If proponents of mandatory ESG disclosures want to rely on “investor demand” to justify new regulation, the SEC first should understand more about that demand. The SEC’s request for public input on climate change disclosures may have been an attempt to do just that; but turning to comment letters will provide little clarity about the views of the crowd on mandatory disclosures. Professional investor views will be disproportionately represented, and even among them, there’s little consensus in the responses on a desired outcome. The SEC expects to propose a climate change disclosure rule in October 2021, but it should not do so when little is understood about what it is that investors are purportedly demanding. Failing to understand demand will compound the problems faced by the SEC when considering less easily quantified social factors, which loom on its agenda.

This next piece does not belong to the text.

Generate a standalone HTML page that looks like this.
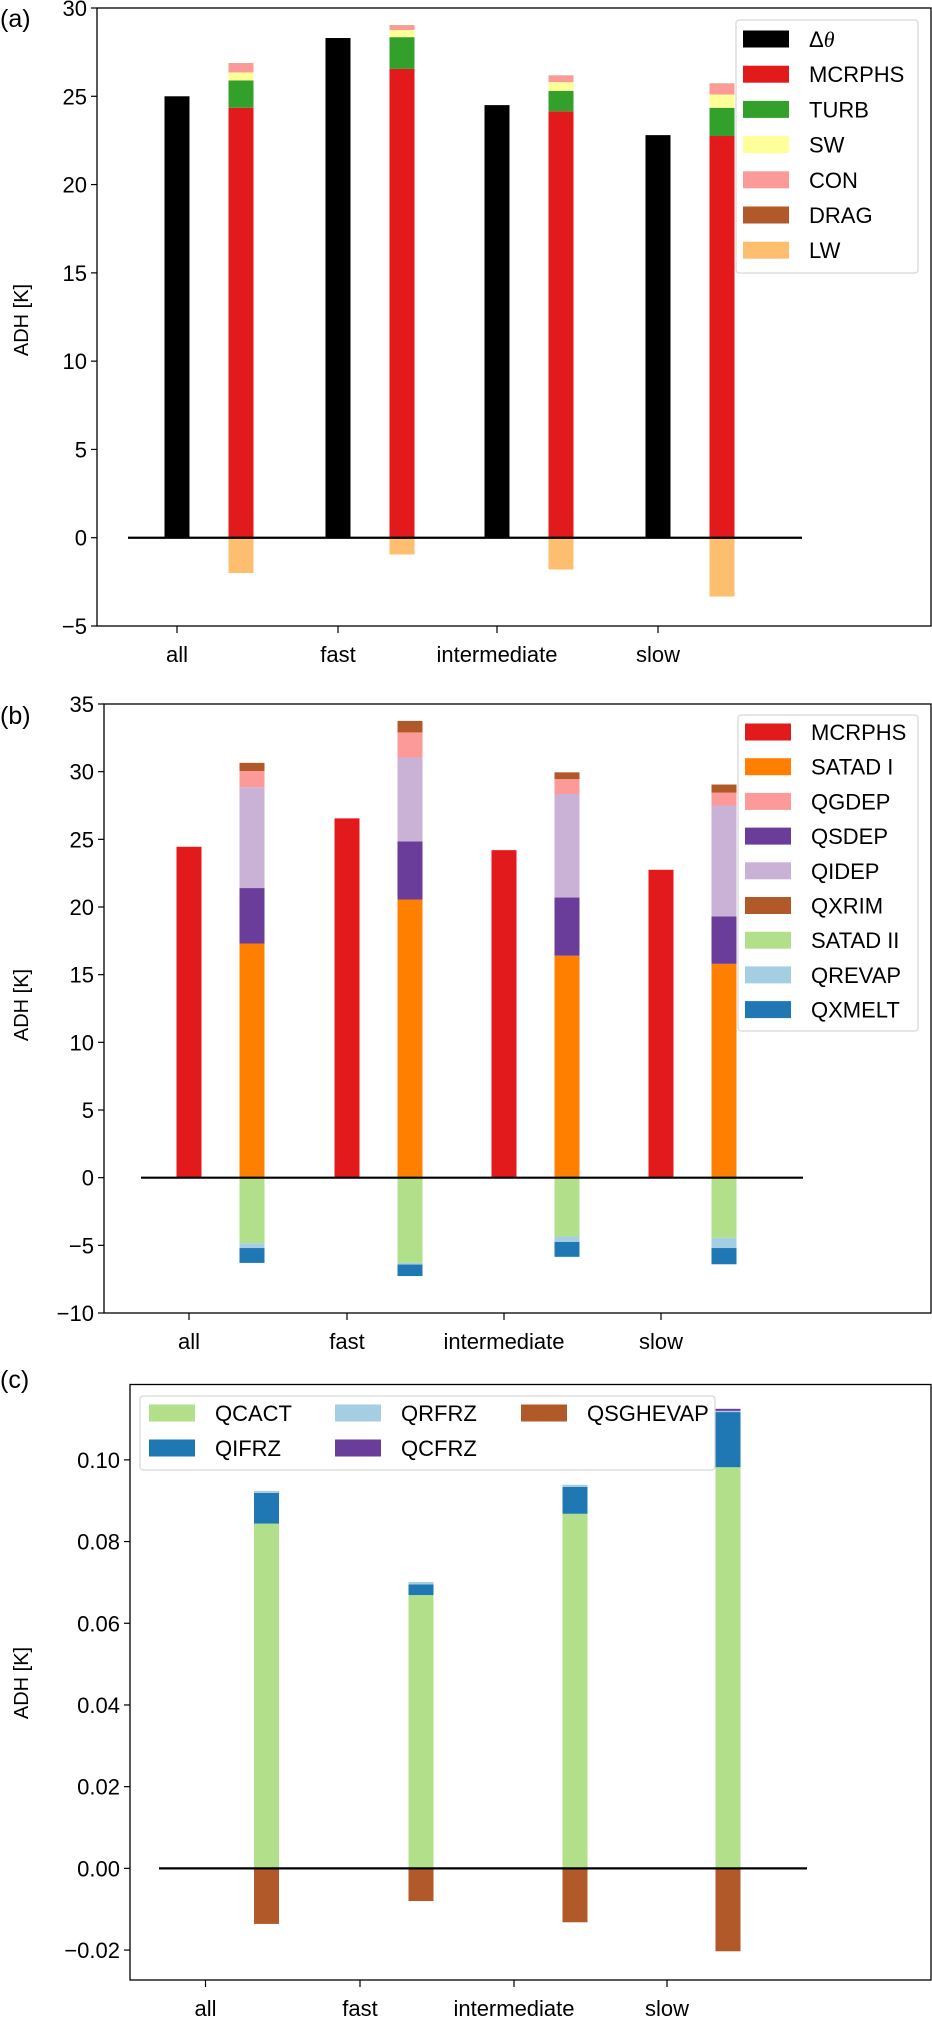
<!DOCTYPE html>
<html><head><meta charset="utf-8"><style>
html,body{margin:0;padding:0;background:#fff;}
svg{display:block;font-family:"Liberation Sans",sans-serif;}
</style></head><body>
<svg id="fig" width="932" height="2033" viewBox="0 0 932 2033" xmlns="http://www.w3.org/2000/svg"></svg>
<script>
const categories = ["all","fast","intermediate","slow"];
// Panel (a)
const aDeltaTheta = [25.0, 28.3, 24.5, 22.8];
const aMCRPHS = [24.35, 26.55, 24.15, 22.75];
const aTURB = [1.55, 1.8, 1.15, 1.6];
const aSW = [0.45, 0.4, 0.5, 0.75];
const aCON = [0.5, 0.25, 0.35, 0.6];
const aDRAG = [0.02, 0.02, 0.02, 0.02];
const aLW = [-2.0, -0.95, -1.8, -3.33];
const aTicks = [-5, 0, 5, 10, 15, 20, 25, 30];
// Panel (b)
const bMCRPHS = [24.45, 26.55, 24.2, 22.75];
const bSATAD1 = [17.3, 20.55, 16.4, 15.8];
const bQSDEP = [4.1, 4.3, 4.3, 3.5];
const bQIDEP = [7.45, 6.2, 7.65, 8.2];
const bQGDEP = [1.2, 1.85, 1.1, 0.95];
const bQXRIM = [0.6, 0.85, 0.5, 0.6];
const bSATAD2 = [-4.85, -6.3, -4.35, -4.45];
const bQREVAP = [-0.35, -0.12, -0.4, -0.75];
const bQXMELT = [-1.1, -0.85, -1.1, -1.2];
const bTicks = [-10, -5, 0, 5, 10, 15, 20, 25, 30, 35];
// Panel (c)
const cQCACT = [0.0844, 0.0669, 0.0868, 0.0982];
const cQIFRZ = [0.0075, 0.0026, 0.0066, 0.0135];
const cQRFRZ = [0.0005, 0.0006, 0.0005, 0.0003];
const cQCFRZ = [0.0, 0.0, 0.0, 0.0005];
const cQSGHEVAP = [-0.0136, -0.0080, -0.0132, -0.0203];
const cTicks = [-0.02, 0.00, 0.02, 0.04, 0.06, 0.08, 0.10];
const cTickLabels = ["\u22120.02","0.00","0.02","0.04","0.06","0.08","0.10"];

const NS = "http://www.w3.org/2000/svg";
const fig = document.getElementById("fig");
function mk(tag, attrs, parent, text){
  const e = document.createElementNS(NS, tag);
  for (const k in attrs) e.setAttribute(k, attrs[k]);
  if (text !== undefined) e.textContent = text;
  (parent || fig).appendChild(e);
  return e;
}
function fmt(v){ return v < 0 ? "\u2212" + Math.abs(v) : String(v); }

function panel(cfg){
  const g = mk("g", {});
  
  
  const y = v => cfg.top + (cfg.vmax - v) / (cfg.vmax - cfg.vmin) * (cfg.bottom - cfg.top);
  const x = i => cfg.xTicks[i];
  const pl = mk("text", {x: 0, y: cfg.labelY, "font-size": 25, fill: "#000"}, g, cfg.label);
  
  
  const bw = 25;
  cfg.series.forEach(s => {
    const base = s.base || [0,0,0,0];
    s.vals.forEach((v, i) => {
      if (!v) return;
      const b0 = base[i], b1 = base[i] + v;
      const cx = x(i) + s.off;
      const r = mk("rect", {x: cx - bw/2, y: Math.min(y(b0), y(b1)), width: bw,
        height: Math.abs(y(b1) - y(b0)), fill: s.color}, g);
      
      
    });
  });
  const zl = mk("line", {x1: cfg.zx1, x2: cfg.zx2, y1: y(0), y2: y(0), stroke: "#000", "stroke-width": 2.2}, g);
  
  
  const fr = mk("rect", {x: cfg.left, y: cfg.top, width: 931 - cfg.left, height: cfg.bottom - cfg.top,
    fill: "none", stroke: "#000", "stroke-width": 1.3}, g);
  
  
  cfg.yTicks.forEach((t, k) => {
    const ty = y(t);
    const tl = mk("line", {x1: cfg.left - 6, x2: cfg.left, y1: ty, y2: ty, stroke: "#000", "stroke-width": 1.2}, g);
    
    
    const lab = cfg.yLabels ? cfg.yLabels[k] : fmt(t);
    const tt = mk("text", {x: cfg.left - 10, y: ty + 8, "text-anchor": "end", "font-size": 22}, g, lab);
    
    
  });
  categories.forEach((c, i) => {
    const tl = mk("line", {x1: x(i), x2: x(i), y1: cfg.bottom, y2: cfg.bottom + 7, stroke: "#000", "stroke-width": 1.2}, g);
    
    
    const tt = mk("text", {x: x(i), y: cfg.bottom + 36, "text-anchor": "middle", "font-size": 22}, g, c);
    
    
  });
  const yl = mk("text", {x: 0, y: 0, "text-anchor": "middle", "font-size": 20,
    transform: "translate(" + (cfg.ylabX) + "," + cfg.ylabY + ") rotate(-90)"}, g, "ADH [K]");
  
  
  const L = cfg.legend;
  const lb = mk("rect", {x: L.x, y: L.y, width: L.w, height: L.h, rx: 3, fill: "#fff", "fill-opacity": 0.85,
    stroke: "#d6d6d6", "stroke-width": 1.2}, g);
  
  
  const colW = L.colW || 0;
  L.items.forEach((it, k) => {
    const col = L.cols ? k % L.cols : 0;
    const row = L.cols ? Math.floor(k / L.cols) : k;
    const px = L.px + col * colW, py = L.py + row * L.rowH;
    const p = mk("rect", {x: px, y: py - 8.5, width: 46, height: 17, fill: it.color}, g);
    
    
    const t = mk("text", {x: px + 66, y: py + 8, "font-size": 22}, g);
    
    
    if (it.html) {
      mk("tspan", {}, t, "\u0394");
      mk("tspan", {"font-style": "italic", "font-family": "Liberation Serif, serif"}, t, "\u03b8");
    } else t.textContent = it.label;
  });
}
function cum(arrs){ const r=[0,0,0,0]; arrs.forEach(a=>a.forEach((v,i)=>r[i]+=v)); return r; }

const aColors = {dt:"#000", mc:"#e31a1c", tu:"#33a02c", sw:"#ffff99", co:"#fb9a99", dr:"#b15928", lw:"#fdbf6f"};
panel({
  name: "panel-a", label: "(a)", labelY: 27,
  top: 8, bottom: 626, vmin: -5, vmax: 30, left: 97,
  xTicks: [177, 338, 497, 658], zx1: 128, zx2: 802,
  yTicks: aTicks, ylabX: 28, ylabY: 320,
  series: [
    {key:"delta-theta", vals: aDeltaTheta, color: aColors.dt, off: 0},
    {key:"mcrphs", vals: aMCRPHS, color: aColors.mc, off: 64},
    {key:"turb", vals: aTURB, base: cum([aMCRPHS]), color: aColors.tu, off: 64},
    {key:"sw", vals: aSW, base: cum([aMCRPHS, aTURB]), color: aColors.sw, off: 64},
    {key:"con", vals: aCON, base: cum([aMCRPHS, aTURB, aSW]), color: aColors.co, off: 64},
    {key:"drag", vals: aDRAG, base: cum([aMCRPHS, aTURB, aSW, aCON]), color: aColors.dr, off: 64},
    {key:"lw", vals: aLW, color: aColors.lw, off: 64}
  ],
  legend: {x: 736, y: 20, w: 182, h: 253, px: 743, py: 39, rowH: 35.2,
    items: [{html:true, color: aColors.dt}, {label:"MCRPHS", color:aColors.mc}, {label:"TURB", color:aColors.tu},
      {label:"SW", color:aColors.sw}, {label:"CON", color:aColors.co}, {label:"DRAG", color:aColors.dr}, {label:"LW", color:aColors.lw}]}
});

const bColors = {mc:"#e31a1c", s1:"#ff7f00", gd:"#fb9a99", sd:"#6a3d9a", id:"#cab2d6", xr:"#b15928", s2:"#b2df8a", re:"#a6cee3", xm:"#1f78b4"};
panel({
  name: "panel-b", label: "(b)", labelY: 724,
  top: 704, bottom: 1313, vmin: -10, vmax: 35, left: 104,
  xTicks: [189, 347, 504, 661], zx1: 141, zx2: 803,
  yTicks: bTicks, ylabX: 28, ylabY: 1005,
  series: [
    {key:"mcrphs", vals: bMCRPHS, color: bColors.mc, off: 0},
    {key:"satad-i", vals: bSATAD1, color: bColors.s1, off: 63},
    {key:"qsdep", vals: bQSDEP, base: cum([bSATAD1]), color: bColors.sd, off: 63},
    {key:"qidep", vals: bQIDEP, base: cum([bSATAD1, bQSDEP]), color: bColors.id, off: 63},
    {key:"qgdep", vals: bQGDEP, base: cum([bSATAD1, bQSDEP, bQIDEP]), color: bColors.gd, off: 63},
    {key:"qxrim", vals: bQXRIM, base: cum([bSATAD1, bQSDEP, bQIDEP, bQGDEP]), color: bColors.xr, off: 63},
    {key:"satad-ii", vals: bSATAD2, color: bColors.s2, off: 63},
    {key:"qrevap", vals: bQREVAP, base: cum([bSATAD2]), color: bColors.re, off: 63},
    {key:"qxmelt", vals: bQXMELT, base: cum([bSATAD2, bQREVAP]), color: bColors.xm, off: 63}
  ],
  legend: {x: 738, y: 715, w: 180, h: 316, px: 745, py: 732, rowH: 34.7,
    items: [{label:"MCRPHS", color:bColors.mc}, {label:"SATAD I", color:bColors.s1}, {label:"QGDEP", color:bColors.gd},
      {label:"QSDEP", color:bColors.sd}, {label:"QIDEP", color:bColors.id}, {label:"QXRIM", color:bColors.xr},
      {label:"SATAD II", color:bColors.s2}, {label:"QREVAP", color:bColors.re}, {label:"QXMELT", color:bColors.xm}]}
});

const cColors = {ca:"#b2df8a", rf:"#a6cee3", sg:"#b15928", if:"#1f78b4", cf:"#6a3d9a"};
panel({
  name: "panel-c", label: "(c)", labelY: 1388,
  top: 1384.5, bottom: 1980, vmin: -0.02733, vmax: 0.11845, left: 130,
  xTicks: [205.5, 360, 514, 667], zx1: 159, zx2: 807,
  yTicks: cTicks, yLabels: cTickLabels, ylabX: 28, ylabY: 1683,
  series: [
    {key:"qcact", vals: cQCACT, color: cColors.ca, off: 61},
    {key:"qifrz", vals: cQIFRZ, base: cum([cQCACT]), color: cColors.if, off: 61},
    {key:"qrfrz", vals: cQRFRZ, base: cum([cQCACT, cQIFRZ]), color: cColors.rf, off: 61},
    {key:"qcfrz", vals: cQCFRZ, base: cum([cQCACT, cQIFRZ, cQRFRZ]), color: cColors.cf, off: 61},
    {key:"qsghevap", vals: cQSGHEVAP, color: cColors.sg, off: 61}
  ],
  legend: {x: 140, y: 1396, w: 575, h: 74, px: 149, py: 1413, rowH: 35, cols: 3, colW: 186,
    items: [{label:"QCACT", color:cColors.ca}, {label:"QRFRZ", color:cColors.rf}, {label:"QSGHEVAP", color:cColors.sg},
      {label:"QIFRZ", color:cColors.if}, {label:"QCFRZ", color:cColors.cf}]}
});
</script>
</body></html>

Here, where members of the crowd may be cheering for different teams or not even watching the same sport, the market is well equipped to respond when the crowd goes wild. Crowdsourcing demand from diverse market participants is a market specialty, and the proliferation and ubiquity of voluntary ESG disclosures shows that public companies are being responsive to the interests and demands of their constituencies. Mandating ESG disclosures, where there is little to guide the precision necessary for an effective and useful disclosure regime, is not the answer.